Two different questions.
Observability answers "what is happening?" Its whole design — traces, spans, sampling, aggregation — is built to monitor a fleet: the p99 latency, the error rate, the cost curve, the regression in aggregate. That is genuinely hard and genuinely useful.
Audit answers a different question: "can you prove what happened?" Not describe it — prove it, to someone who has no reason to take your word. That is not a dashboard feature. It is a different primitive.
Three things a trace can't do.
Hold a single agent decision up against what an auditor, a counterparty, or a court actually needs:
- Reproduce it. Given the same recorded inputs, can you re-run that exact decision and get the same result, byte for byte? A trace records that something happened; it does not let you replay it.
- Show it wasn't altered. The trace lives in a system you control, in mutable storage. Nothing in it proves it hasn't been edited or back-dated since. "Our logs say so" is a claim, not evidence.

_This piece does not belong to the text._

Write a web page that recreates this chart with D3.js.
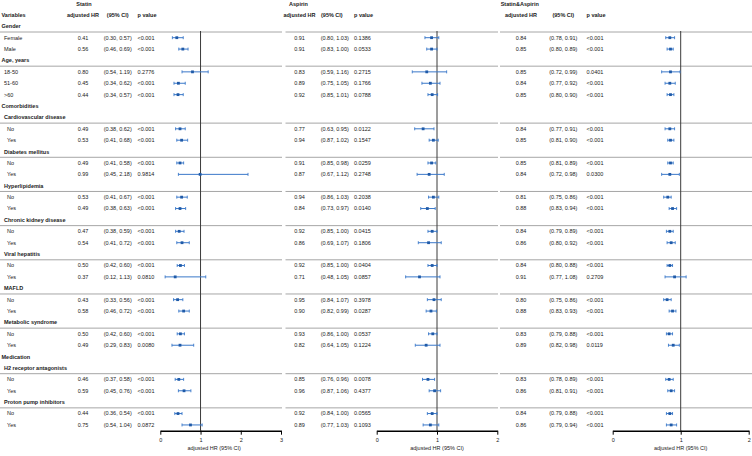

- Let someone verify it without trusting you. To check a trace, a third party has to trust your platform and your vendor. The whole point of an audit is that they shouldn't have to.
Observability tells you what your agents are doing in aggregate. It can't account for any single one of them to someone who doesn't trust you.

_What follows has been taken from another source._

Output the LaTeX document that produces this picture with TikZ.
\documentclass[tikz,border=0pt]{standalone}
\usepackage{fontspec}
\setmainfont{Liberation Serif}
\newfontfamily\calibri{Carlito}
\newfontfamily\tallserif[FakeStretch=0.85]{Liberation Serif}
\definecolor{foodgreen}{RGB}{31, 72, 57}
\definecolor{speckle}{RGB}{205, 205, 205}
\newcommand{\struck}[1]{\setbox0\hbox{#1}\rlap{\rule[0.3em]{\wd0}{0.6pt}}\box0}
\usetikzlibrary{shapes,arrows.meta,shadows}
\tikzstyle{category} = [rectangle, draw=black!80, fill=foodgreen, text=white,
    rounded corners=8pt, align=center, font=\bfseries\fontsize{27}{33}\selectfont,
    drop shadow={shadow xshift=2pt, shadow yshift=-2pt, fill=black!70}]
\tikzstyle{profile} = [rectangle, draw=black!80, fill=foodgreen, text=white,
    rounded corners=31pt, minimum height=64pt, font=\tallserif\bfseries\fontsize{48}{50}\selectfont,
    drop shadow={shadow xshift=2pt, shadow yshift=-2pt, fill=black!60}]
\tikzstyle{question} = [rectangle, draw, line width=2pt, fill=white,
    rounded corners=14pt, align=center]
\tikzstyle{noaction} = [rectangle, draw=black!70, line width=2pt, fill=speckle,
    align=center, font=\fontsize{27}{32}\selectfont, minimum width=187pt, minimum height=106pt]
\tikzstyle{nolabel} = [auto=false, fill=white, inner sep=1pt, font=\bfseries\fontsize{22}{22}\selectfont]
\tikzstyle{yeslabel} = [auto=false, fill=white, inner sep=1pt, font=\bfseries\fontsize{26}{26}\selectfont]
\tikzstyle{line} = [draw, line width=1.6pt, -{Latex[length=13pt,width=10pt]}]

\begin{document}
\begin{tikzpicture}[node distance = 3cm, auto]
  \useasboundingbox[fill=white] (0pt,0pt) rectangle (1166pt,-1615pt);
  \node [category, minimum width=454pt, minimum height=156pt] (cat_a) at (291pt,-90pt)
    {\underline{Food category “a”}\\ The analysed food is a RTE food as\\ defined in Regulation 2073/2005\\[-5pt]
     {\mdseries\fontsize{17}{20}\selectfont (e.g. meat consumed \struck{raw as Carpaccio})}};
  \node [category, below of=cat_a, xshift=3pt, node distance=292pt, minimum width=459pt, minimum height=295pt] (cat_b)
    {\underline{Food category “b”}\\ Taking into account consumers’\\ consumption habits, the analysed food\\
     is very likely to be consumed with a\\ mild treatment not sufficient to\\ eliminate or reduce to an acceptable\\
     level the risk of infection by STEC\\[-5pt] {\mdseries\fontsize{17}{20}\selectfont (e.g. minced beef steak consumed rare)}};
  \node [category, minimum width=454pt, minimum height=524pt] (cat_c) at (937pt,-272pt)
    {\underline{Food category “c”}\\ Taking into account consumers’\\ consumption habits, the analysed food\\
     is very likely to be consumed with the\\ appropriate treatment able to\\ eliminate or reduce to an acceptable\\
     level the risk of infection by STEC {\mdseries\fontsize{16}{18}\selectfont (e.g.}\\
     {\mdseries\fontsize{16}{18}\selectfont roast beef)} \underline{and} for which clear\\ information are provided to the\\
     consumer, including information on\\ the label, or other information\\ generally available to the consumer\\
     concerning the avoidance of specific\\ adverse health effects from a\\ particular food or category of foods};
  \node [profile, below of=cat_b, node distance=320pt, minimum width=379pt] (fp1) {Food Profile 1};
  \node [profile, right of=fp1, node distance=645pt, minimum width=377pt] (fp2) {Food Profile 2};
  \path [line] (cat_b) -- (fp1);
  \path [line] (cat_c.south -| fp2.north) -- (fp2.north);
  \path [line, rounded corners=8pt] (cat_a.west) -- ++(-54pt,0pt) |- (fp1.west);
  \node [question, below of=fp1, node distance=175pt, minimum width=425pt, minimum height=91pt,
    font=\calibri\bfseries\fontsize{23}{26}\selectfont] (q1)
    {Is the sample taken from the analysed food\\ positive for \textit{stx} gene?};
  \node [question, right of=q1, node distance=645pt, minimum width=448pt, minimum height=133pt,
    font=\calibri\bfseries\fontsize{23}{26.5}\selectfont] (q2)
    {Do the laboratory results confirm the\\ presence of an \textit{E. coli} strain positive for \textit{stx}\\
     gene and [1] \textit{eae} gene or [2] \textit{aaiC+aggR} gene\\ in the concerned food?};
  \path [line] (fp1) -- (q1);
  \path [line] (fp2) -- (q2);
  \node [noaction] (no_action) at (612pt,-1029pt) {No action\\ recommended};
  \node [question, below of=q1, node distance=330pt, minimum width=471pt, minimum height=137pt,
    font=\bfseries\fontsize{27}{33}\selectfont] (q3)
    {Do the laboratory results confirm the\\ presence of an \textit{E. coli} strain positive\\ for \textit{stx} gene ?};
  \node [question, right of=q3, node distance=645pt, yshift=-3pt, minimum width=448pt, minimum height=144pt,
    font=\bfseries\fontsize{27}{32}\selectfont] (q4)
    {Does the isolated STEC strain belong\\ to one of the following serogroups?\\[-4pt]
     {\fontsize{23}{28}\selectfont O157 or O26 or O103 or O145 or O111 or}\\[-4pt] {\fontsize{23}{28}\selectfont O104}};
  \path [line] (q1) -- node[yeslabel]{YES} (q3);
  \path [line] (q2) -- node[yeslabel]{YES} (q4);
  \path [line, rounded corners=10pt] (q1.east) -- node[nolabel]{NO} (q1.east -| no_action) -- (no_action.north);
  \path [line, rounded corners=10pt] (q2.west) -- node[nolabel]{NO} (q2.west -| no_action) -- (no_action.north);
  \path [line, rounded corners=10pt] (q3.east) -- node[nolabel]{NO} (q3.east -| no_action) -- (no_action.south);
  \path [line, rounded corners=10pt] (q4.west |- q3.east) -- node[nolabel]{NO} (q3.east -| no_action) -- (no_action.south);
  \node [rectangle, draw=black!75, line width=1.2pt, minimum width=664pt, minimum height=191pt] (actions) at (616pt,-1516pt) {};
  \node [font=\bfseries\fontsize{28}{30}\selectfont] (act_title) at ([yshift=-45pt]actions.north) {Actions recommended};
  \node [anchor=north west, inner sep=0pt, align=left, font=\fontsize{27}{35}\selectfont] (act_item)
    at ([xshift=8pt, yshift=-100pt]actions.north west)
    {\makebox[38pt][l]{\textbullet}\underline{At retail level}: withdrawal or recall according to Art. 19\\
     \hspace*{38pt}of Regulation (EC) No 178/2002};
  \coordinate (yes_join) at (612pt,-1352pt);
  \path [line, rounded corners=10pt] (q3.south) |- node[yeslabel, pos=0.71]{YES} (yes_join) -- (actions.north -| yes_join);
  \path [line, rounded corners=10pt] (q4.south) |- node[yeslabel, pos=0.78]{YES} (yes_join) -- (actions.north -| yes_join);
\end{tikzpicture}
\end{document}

It's a different shape, not a missing checkbox.
You can't bolt proof onto a tracing tool without it becoming a different product. Observability's data model is the trace; its primitives are spans and metrics; its workload is aggregation. A verifiable audit layer has the opposite shape: its data model is the record of one decision, its primitives are canonical hashes and anchors, its workload is capture, verify, replay. Same raw inputs — your agent's calls — but a different machine.
That machine is a Verifiable Decision Record: each decision becomes a portable, canonical object with a cryptographic receipt. Recompute its digest and a single altered byte is exposed. Anchor that digest to public infrastructure and its existence in time is provable. Hand it to anyone and they can verify it with maths alone — no account on your platform, no trust in your vendor, none in us. Only the digest is ever published; the payload never leaves your environment.
Use both.
This is not "replace your observability." Keep it — it answers the question it was built for. Determs sits underneath, for the decisions that carry consequences: the ones you'll one day need to reproduce, prove unaltered, and hand to someone who doesn't trust you. Observability is for watching the fleet. A verifiable record is for accounting for the single decision that ends up in a dispute.
It is an open standard with a reference implementation you can use today: wrap your client, capture a record, verify one yourself. If you've ever been asked to prove what an agent did and had only a dashboard to point at, that's the gap this fills.